Key point: The U.S. Navy stopped a British ship and kicked off a major incident that nearly led to war.
In November 1861, word swept through London that an American warship, James Adger, in port at Southampton, was planning to put to sea and intercept a British ship bringing Confederate emissaries to Europe. As a result, the American minister to Great Britain found himself summoned to see the British prime minister at his residence at 94 Piccadilly. Charles Francis Adams made his way through the yellow gloom of a London fog and found Lord Palmerston waiting for him in the library. Palmerston immediately complained to Adams that Adger’s captain and crew, while “enjoying the hospitality of this country, filling his ship with coals and other supplies, and filling his own stomach with brandy should, within sight of the shore, commit an act which would be felt as offensive to the national flag.”
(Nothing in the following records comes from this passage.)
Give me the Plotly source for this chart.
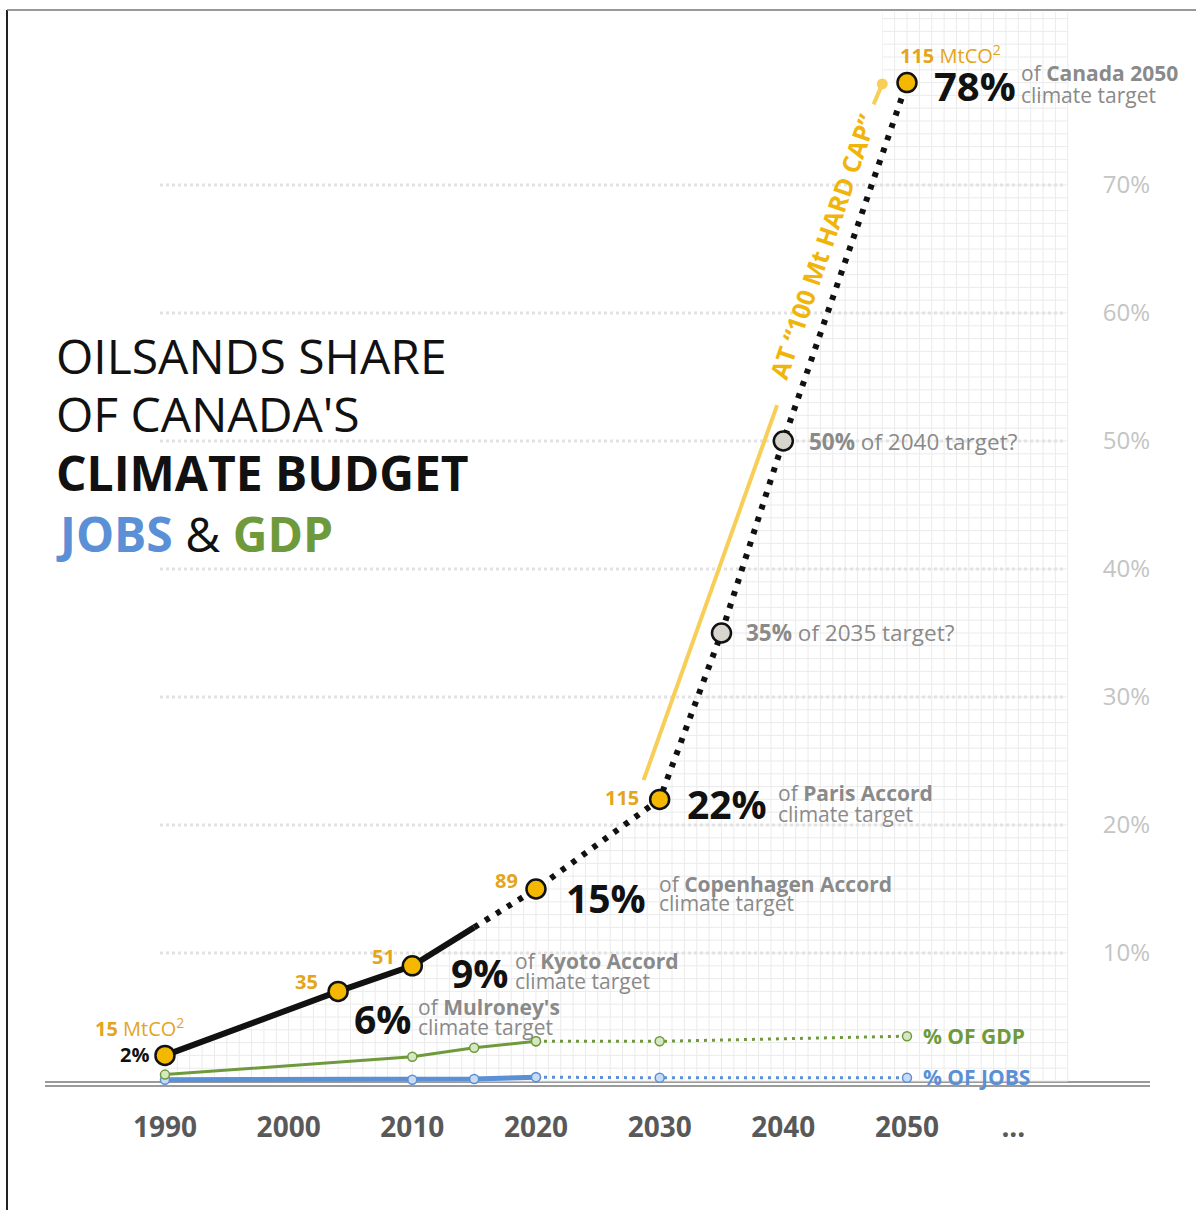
import numpy as np
import plotly.graph_objects as go

# ---------------- data ----------------
# Oilsands share of Canada's climate budget (%)
years_actual = [1990, 2004, 2010, 2015]
share_actual = [2, 7, 9, 12]
years_proj = [2015, 2020, 2030, 2035, 2040, 2050]
share_proj = [12, 15, 22, 35, 50, 78]

# milestone markers
target_years = [1990, 2004, 2010, 2020, 2030, 2050]
target_share = [2, 7, 9, 15, 22, 78]
emissions_mt = ["15", "35", "51", "89", "115", "115"]
question_years = [2035, 2040]
question_share = [35, 50]

# "100 Mt hard cap" path
cap_years = [2028.7, 2039.5, None, 2047.3, 2048.0]
cap_share = [23.5, 52.8, None, 76.3, 77.9]

# GDP and jobs shares (%)
econ_years = [1990, 2010, 2015, 2020]
gdp_share = [0.5, 1.9, 2.6, 3.1]
jobs_share = [0.1, 0.1, 0.15, 0.3]
econ_proj_years = [2020, 2030, 2050]
gdp_proj = [3.1, 3.1, 3.5]
jobs_proj = [0.3, 0.25, 0.25]

x_ticks = [1990, 2000, 2010, 2020, 2030, 2040, 2050, 2058.6]
x_ticktext = ["1990", "2000", "2010", "2020", "2030", "2040", "2050", "..."]
y_ticks = [10, 20, 30, 40, 50, 60, 70]
y_ticktext = [f"{v}%" for v in y_ticks]

# ---------------- styling ----------------
FONT = "Open Sans"
GOLD = "#F5B800"
GOLD_TXT = "#E3A51C"
CAP_YELLOW = "#F7CE58"
CAP_TXT = "#F0B50A"
GREY_TXT = "#8a8a8a"
GDP_GREEN = "#6E9A3C"
JOBS_BLUE = "#5B8FD6"

X_RANGE = [1976.66, 2064.96]
Y_RANGE = [-1.484, 84.453]
GRID_X_END = 2063
GRID_TOP = 83.5

fig = go.Figure()

# fine background grid (1 year x 1 %)
gx, gy = [], []
for yr in range(1990, GRID_X_END + 1):
    gx += [yr, yr, None]
    gy += [0, GRID_TOP, None]
for p in range(0, int(GRID_TOP) + 1):
    gx += [1990, GRID_X_END, None]
    gy += [p, p, None]
fig.add_trace(go.Scatter(x=gx, y=gy, mode="lines",
                         line=dict(color="#ebebeb", width=1),
                         hoverinfo="skip"))

# white area above the share curve hides the grid there
curve_x = years_actual + years_proj[1:]
curve_y = share_actual + share_proj[1:]
mask_x = [X_RANGE[0], 1990] + curve_x + [2048, 2048, X_RANGE[0]]
mask_y = [0, 0] + curve_y + [curve_y[-1], Y_RANGE[1], Y_RANGE[1]]
fig.add_trace(go.Scatter(x=mask_x, y=mask_y, mode="lines", fill="toself",
                         fillcolor="white", line=dict(width=0, color="white"),
                         hoverinfo="skip"))

# dotted major gridlines
mx, my = [], []
for p in y_ticks:
    mx += [1989.6, 2062.8, None]
    my += [p, p, None]
fig.add_trace(go.Scatter(x=mx, y=my, mode="lines",
                         line=dict(color="#e2e2e2", width=3, dash="3px,3px"),
                         hoverinfo="skip"))

# jobs
fig.add_trace(go.Scatter(x=econ_proj_years, y=jobs_proj, mode="lines+markers",
                         line=dict(color=JOBS_BLUE, width=3, dash="3px,5px"),
                         marker=dict(size=9, color="#C9DBF2",
                                     line=dict(color=JOBS_BLUE, width=1.5))))
fig.add_trace(go.Scatter(x=econ_years, y=jobs_share, mode="lines+markers",
                         line=dict(color=JOBS_BLUE, width=5),
                         marker=dict(size=9, color="#C9DBF2",
                                     line=dict(color=JOBS_BLUE, width=1.5))))
# GDP
fig.add_trace(go.Scatter(x=econ_proj_years, y=gdp_proj, mode="lines+markers",
                         line=dict(color=GDP_GREEN, width=3, dash="3px,5px"),
                         marker=dict(size=9, color="#D6E8C2",
                                     line=dict(color=GDP_GREEN, width=1.5))))
fig.add_trace(go.Scatter(x=econ_years, y=gdp_share, mode="lines+markers",
                         line=dict(color=GDP_GREEN, width=3),
                         marker=dict(size=9, color="#D6E8C2",
                                     line=dict(color=GDP_GREEN, width=1.5))))

# hard cap path
fig.add_trace(go.Scatter(x=cap_years, y=cap_share, mode="lines",
                         line=dict(color=CAP_YELLOW, width=4),
                         connectgaps=False, hoverinfo="skip"))
fig.add_trace(go.Scatter(x=cap_years[-1:], y=cap_share[-1:], mode="markers",
                         marker=dict(size=11, color=CAP_YELLOW),
                         hoverinfo="skip"))

# oilsands share: recorded (solid) and projected (dotted)
fig.add_trace(go.Scatter(x=years_proj, y=share_proj, mode="lines",
                         line=dict(color="#111111", width=6, dash="5px,8px")))
fig.add_trace(go.Scatter(x=years_actual, y=share_actual, mode="lines",
                         line=dict(color="#111111", width=6)))
fig.add_trace(go.Scatter(x=question_years, y=question_share, mode="markers",
                         marker=dict(size=19, color="#D8D5CF",
                                     line=dict(color="#111111", width=2.5))))
fig.add_trace(go.Scatter(x=target_years, y=target_share, mode="markers",
                         marker=dict(size=19, color=GOLD,
                                     line=dict(color="#111111", width=2.5))))

# ---------------- annotations ----------------
ann = []


def label(x, y, text, size, color, dx, dy, anchor="left", angle=0):
    ann.append(dict(x=x, y=y, xref="x", yref="y", text=text, showarrow=False,
                    xanchor=anchor, yanchor="middle", xshift=dx, yshift=dy,
                    textangle=angle, borderpad=0,
                    font=dict(family=FONT, size=size, color=color)))


# emissions (Mt CO2) next to each milestone
label(1990, 2, f"<b>{emissions_mt[0]}</b> MtCO<sup>2</sup>", 20, GOLD_TXT, 20, 28, "right")
label(2004, 7, f"<b>{emissions_mt[1]}</b>", 20, GOLD_TXT, -19, 10, "right")
label(2010, 9, f"<b>{emissions_mt[2]}</b>", 20, GOLD_TXT, -16, 9, "right")
label(2020, 15, f"<b>{emissions_mt[3]}</b>", 20, GOLD_TXT, -17, 9, "right")
label(2030, 22, f"<b>{emissions_mt[4]}</b>", 20, GOLD_TXT, -20, 2, "right")
label(2050, 78, f"<b>{emissions_mt[5]}</b> MtCO<sup>2</sup>", 20, GOLD_TXT, -8, 28, "left")

label(1990, 2, "<b>2%</b>", 20, "#111111", -15, 1, "right")


def target(x, y, pct, size, name, dx_pct, dy_pct, dx_txt, dy1, dy2):
    label(x, y, f"<b>{pct}</b>", size, "#111111", dx_pct, dy_pct)
    label(x, y, f"of <b>{name}</b>", 21, GREY_TXT, dx_txt, dy1)
    label(x, y, "climate target", 21, GREY_TXT, dx_txt, dy2)


target(2004, 7, "6%", 39, "Mulroney's", 15, -27, 79, -16, -36)
target(2010, 9, "9%", 39, "Kyoto Accord", 38, -7, 102, 5, -15)
target(2020, 15, "15%", 39, "Copenhagen Accord", 29, -8, 122, 5, -14)
target(2030, 22, "22%", 39, "Paris Accord", 26, -4, 117, 6, -15)
target(2050, 78, "78%", 40, "Canada 2050", 26, -3, 113, 10, -12)

label(2035, 35, "<b>35%</b> of 2035 target?", 22.5, GREY_TXT, 24, 1)
label(2040, 50, "<b>50%</b> of 2040 target?", 22.5, GREY_TXT, 25, 0)

label(2043.2, 65.2, "<b>AT “100 Mt HARD CAP”</b>", 25, CAP_TXT, 0, 0, "center", -71)

label(2050, 3.5, "<b>% OF GDP</b>", 21, GDP_GREEN, 15, 0)
label(2050, 0.25, "<b>% OF JOBS</b>", 21, JOBS_BLUE, 15, 1)

# title block
title_lines = [
    ("OILSANDS SHARE", 355),
    ("OF CANADA'S", 413),
    ("<b>CLIMATE BUDGET</b>", 473),
    (f"<b><span style='color:{JOBS_BLUE}'>JOBS</span></b> &amp; "
     f"<b><span style='color:{GDP_GREEN}'>GDP</span></b>", 533),
]
PLOT_W, PLOT_H = 1092, 1100
for txt, ypx in title_lines:
    ann.append(dict(x=55 / PLOT_W, y=1 - ypx / PLOT_H, xref="paper", yref="paper",
                    text=txt, showarrow=False, xanchor="left", yanchor="middle",
                    borderpad=0,
                    font=dict(family=FONT, size=48, color="#111111")))

# ---------------- frame & baseline ----------------
shapes = [
    dict(type="line", xref="paper", yref="paper", x0=7 / PLOT_W, x1=7 / PLOT_W,
         y0=1 - 10 / PLOT_H, y1=1 - 1215 / PLOT_H, line=dict(color="#222222", width=2)),
    dict(type="line", xref="paper", yref="paper", x0=7 / PLOT_W, x1=1200 / PLOT_W,
         y0=1 - 10 / PLOT_H, y1=1 - 10 / PLOT_H, line=dict(color="#777777", width=1.5)),
    dict(type="line", xref="paper", yref="paper", x0=45 / PLOT_W, x1=1150 / PLOT_W,
         y0=1 - 1082 / PLOT_H, y1=1 - 1082 / PLOT_H, layer="below",
         line=dict(color="#9a9a9a", width=2)),
    dict(type="line", xref="paper", yref="paper", x0=45 / PLOT_W, x1=1150 / PLOT_W,
         y0=1 - 1086 / PLOT_H, y1=1 - 1086 / PLOT_H, layer="below",
         line=dict(color="#9a9a9a", width=2)),
]

fig.update_layout(
    width=1196, height=1210,
    margin=dict(l=0, r=1196 - PLOT_W, t=0, b=1210 - PLOT_H, pad=0),
    paper_bgcolor="white", plot_bgcolor="white",
    showlegend=False, hovermode=False,
    font=dict(family=FONT),
    annotations=ann, shapes=shapes,
    xaxis=dict(range=X_RANGE, showgrid=False, zeroline=False, showline=False,
               tickmode="array", tickvals=x_ticks, ticktext=x_ticktext,
               ticks="outside", ticklen=2, tickcolor="rgba(0,0,0,0)",
               tickfont=dict(family=FONT, size=28, color="#595959", weight="bold")),
    yaxis=dict(range=Y_RANGE, side="right", showgrid=False, zeroline=False,
               showline=False, tickmode="array", tickvals=y_ticks,
               ticktext=y_ticktext, ticks="outside", ticklen=5,
               tickcolor="rgba(0,0,0,0)",
               tickfont=dict(family=FONT, size=24, color="#c4c4c4")),
)

fig.write_html("out.html")
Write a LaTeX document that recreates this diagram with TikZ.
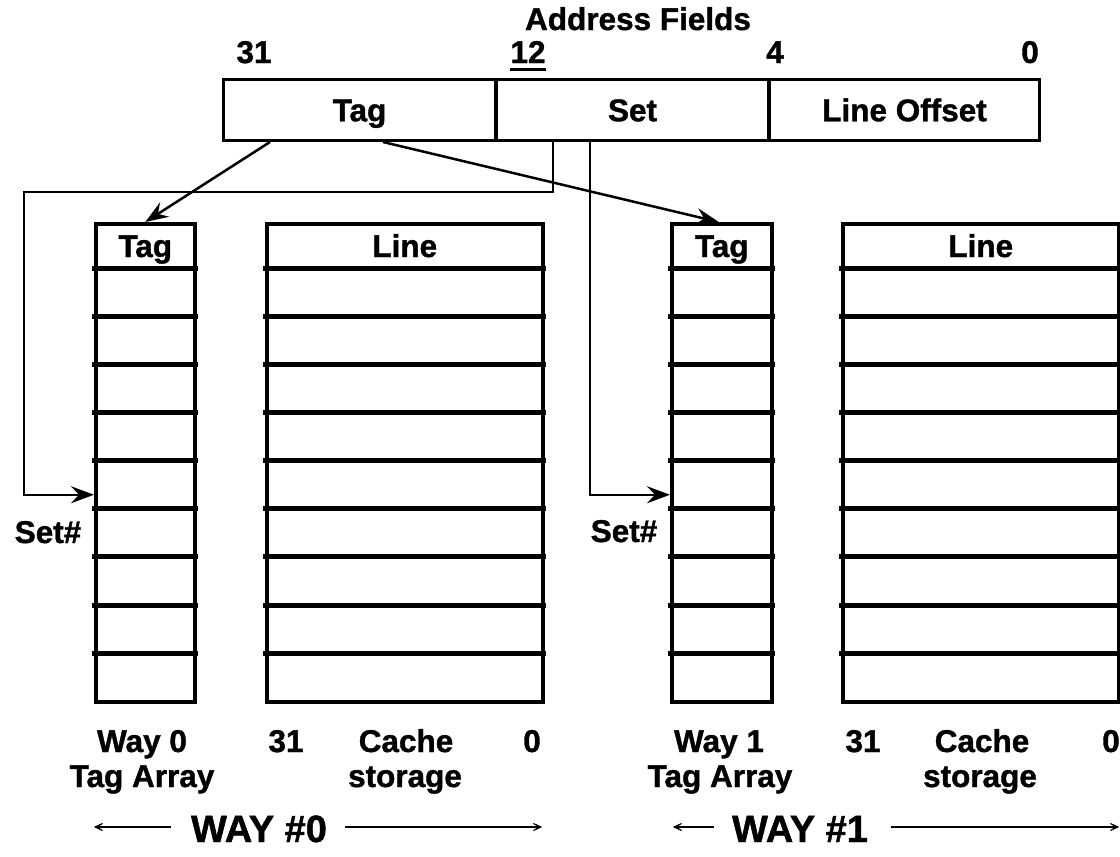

Earlier in the year, President Abraham Lincoln had proclaimed a blockade of Southern ports, after which Great Britain and France commenced a policy of neutrality that carried with it the rights of belligerent action by the Confederacy. It was the only important concession made to the Confederate states by European powers during the war. The Confederate commissioners in Britain at that time were a poor lot, while the United States foreign minister, Adams, the son of former President John Quincy Adams, was a skilled diplomat who had been urged by Secretary of State William H. Seward to be bold in asserting American rights.
Confederate diplomacy in Europe was more complacent, based on a belief in the economic power of “King Cotton” upon which British and French mills were dependent. Confederate President Jefferson Davis subscribed to this view. Prior to the war, England and Europe had imported nearly 85 percent of their cotton from the South. Nearly one-fifth of the British population earned its livelihood from the cotton industry, while one-tenth of Britain’s capital was invested in cotton as well. However, there was no official Confederate policy to produce a phony cotton famine in Europe or rush cotton abroad to fill the coffers of the South. It would be a short war, in Davis’s view. If it lasted longer, a concomitant cotton famine would inevitably bring Great Britain into the war to safeguard her economic interests and rescue the South.